#### Description of the task:
Go from the first line to the line with "7.440, 7.579, 7.700];" and return those lines verbatim, ends included.

----

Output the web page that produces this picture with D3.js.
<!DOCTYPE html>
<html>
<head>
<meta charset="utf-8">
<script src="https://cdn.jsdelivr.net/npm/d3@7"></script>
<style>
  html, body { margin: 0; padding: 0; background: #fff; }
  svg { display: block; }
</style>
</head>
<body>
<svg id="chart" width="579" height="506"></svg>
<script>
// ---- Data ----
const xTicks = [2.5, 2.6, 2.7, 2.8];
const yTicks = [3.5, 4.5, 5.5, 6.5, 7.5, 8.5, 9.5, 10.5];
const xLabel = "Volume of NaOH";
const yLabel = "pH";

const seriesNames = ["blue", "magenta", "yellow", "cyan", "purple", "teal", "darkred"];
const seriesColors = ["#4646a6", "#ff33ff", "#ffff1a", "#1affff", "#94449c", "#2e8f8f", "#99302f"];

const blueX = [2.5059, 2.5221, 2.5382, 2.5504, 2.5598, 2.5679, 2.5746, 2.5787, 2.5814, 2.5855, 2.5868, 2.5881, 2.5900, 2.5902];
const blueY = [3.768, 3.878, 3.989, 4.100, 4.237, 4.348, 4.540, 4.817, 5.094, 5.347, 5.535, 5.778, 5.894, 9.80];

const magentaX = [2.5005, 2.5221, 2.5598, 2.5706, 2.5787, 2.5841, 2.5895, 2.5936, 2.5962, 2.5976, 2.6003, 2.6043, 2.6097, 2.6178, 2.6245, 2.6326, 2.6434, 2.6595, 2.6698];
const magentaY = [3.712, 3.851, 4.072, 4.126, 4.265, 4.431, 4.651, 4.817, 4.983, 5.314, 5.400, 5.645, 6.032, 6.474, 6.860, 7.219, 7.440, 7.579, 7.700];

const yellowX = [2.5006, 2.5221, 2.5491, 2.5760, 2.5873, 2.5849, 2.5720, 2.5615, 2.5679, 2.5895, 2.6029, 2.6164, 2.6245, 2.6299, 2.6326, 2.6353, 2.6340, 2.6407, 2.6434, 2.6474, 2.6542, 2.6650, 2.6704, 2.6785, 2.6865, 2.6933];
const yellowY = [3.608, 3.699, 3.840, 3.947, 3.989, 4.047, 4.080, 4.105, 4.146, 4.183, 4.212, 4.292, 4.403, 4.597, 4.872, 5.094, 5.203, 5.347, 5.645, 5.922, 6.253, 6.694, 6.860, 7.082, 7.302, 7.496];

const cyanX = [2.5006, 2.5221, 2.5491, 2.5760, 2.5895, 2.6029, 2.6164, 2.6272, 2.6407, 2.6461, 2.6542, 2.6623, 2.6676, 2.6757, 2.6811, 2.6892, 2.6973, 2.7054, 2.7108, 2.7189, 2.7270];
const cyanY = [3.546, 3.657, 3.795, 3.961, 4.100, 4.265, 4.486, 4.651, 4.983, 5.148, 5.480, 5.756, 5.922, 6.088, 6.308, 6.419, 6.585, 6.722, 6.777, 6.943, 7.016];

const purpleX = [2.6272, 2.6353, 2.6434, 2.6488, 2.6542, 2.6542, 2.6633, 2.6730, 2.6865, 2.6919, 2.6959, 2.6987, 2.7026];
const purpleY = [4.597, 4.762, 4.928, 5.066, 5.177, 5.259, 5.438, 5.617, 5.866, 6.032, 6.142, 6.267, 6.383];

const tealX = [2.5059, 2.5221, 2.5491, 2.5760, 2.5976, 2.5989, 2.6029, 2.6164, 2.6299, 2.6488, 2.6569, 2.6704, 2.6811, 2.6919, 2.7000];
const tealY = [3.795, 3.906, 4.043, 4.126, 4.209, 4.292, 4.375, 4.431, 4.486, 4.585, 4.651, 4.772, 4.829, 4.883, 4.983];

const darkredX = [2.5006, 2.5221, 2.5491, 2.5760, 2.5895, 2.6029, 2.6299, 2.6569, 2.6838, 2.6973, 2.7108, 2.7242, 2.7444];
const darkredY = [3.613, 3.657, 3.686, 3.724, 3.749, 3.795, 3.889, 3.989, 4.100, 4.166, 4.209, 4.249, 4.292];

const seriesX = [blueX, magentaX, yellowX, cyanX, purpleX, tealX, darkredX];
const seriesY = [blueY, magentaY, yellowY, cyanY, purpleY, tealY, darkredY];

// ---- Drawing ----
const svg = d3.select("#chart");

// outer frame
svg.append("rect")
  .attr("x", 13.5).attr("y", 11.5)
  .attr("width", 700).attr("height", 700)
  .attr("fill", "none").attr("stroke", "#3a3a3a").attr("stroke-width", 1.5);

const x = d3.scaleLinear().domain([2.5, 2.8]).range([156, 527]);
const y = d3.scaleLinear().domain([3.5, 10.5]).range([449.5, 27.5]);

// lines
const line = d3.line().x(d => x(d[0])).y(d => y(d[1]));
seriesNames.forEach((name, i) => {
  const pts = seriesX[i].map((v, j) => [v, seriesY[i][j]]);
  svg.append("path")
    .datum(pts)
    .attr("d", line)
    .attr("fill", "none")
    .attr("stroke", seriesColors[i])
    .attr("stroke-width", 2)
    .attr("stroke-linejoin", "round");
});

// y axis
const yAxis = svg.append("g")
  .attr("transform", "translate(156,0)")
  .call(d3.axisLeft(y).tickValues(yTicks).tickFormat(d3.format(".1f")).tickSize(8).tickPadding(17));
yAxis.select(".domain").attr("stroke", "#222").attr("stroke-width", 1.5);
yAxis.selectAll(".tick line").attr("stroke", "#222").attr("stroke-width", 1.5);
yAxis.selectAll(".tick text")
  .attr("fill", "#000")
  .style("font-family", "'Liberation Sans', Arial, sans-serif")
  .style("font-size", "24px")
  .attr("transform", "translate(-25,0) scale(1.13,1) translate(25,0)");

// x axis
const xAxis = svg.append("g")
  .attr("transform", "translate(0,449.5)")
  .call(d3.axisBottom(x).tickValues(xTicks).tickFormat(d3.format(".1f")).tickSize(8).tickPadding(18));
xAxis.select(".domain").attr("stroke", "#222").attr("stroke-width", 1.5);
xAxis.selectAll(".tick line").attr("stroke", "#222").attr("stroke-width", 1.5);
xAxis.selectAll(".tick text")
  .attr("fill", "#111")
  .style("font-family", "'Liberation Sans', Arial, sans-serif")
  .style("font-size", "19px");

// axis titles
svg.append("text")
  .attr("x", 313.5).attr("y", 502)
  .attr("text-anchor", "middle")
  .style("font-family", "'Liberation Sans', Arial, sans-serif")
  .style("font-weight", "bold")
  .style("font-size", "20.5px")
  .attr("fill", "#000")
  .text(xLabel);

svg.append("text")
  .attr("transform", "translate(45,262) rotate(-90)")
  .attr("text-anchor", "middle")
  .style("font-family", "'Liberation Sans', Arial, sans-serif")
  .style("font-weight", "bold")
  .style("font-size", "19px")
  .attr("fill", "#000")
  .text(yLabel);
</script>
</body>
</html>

----

#### Final result:
Output the web page that produces this picture with D3.js.
<!DOCTYPE html>
<html>
<head>
<meta charset="utf-8">
<script src="https://cdn.jsdelivr.net/npm/d3@7"></script>
<style>
  html, body { margin: 0; padding: 0; background: #fff; }
  svg { display: block; }
</style>
</head>
<body>
<svg id="chart" width="579" height="506"></svg>
<script>
// ---- Data ----
const xTicks = [2.5, 2.6, 2.7, 2.8];
const yTicks = [3.5, 4.5, 5.5, 6.5, 7.5, 8.5, 9.5, 10.5];
const xLabel = "Volume of NaOH";
const yLabel = "pH";

const seriesNames = ["blue", "magenta", "yellow", "cyan", "purple", "teal", "darkred"];
const seriesColors = ["#4646a6", "#ff33ff", "#ffff1a", "#1affff", "#94449c", "#2e8f8f", "#99302f"];

const blueX = [2.5059, 2.5221, 2.5382, 2.5504, 2.5598, 2.5679, 2.5746, 2.5787, 2.5814, 2.5855, 2.5868, 2.5881, 2.5900, 2.5902];
const blueY = [3.768, 3.878, 3.989, 4.100, 4.237, 4.348, 4.540, 4.817, 5.094, 5.347, 5.535, 5.778, 5.894, 9.80];

const magentaX = [2.5005, 2.5221, 2.5598, 2.5706, 2.5787, 2.5841, 2.5895, 2.5936, 2.5962, 2.5976, 2.6003, 2.6043, 2.6097, 2.6178, 2.6245, 2.6326, 2.6434, 2.6595, 2.6698];
const magentaY = [3.712, 3.851, 4.072, 4.126, 4.265, 4.431, 4.651, 4.817, 4.983, 5.314, 5.400, 5.645, 6.032, 6.474, 6.860, 7.219, 7.440, 7.579, 7.700];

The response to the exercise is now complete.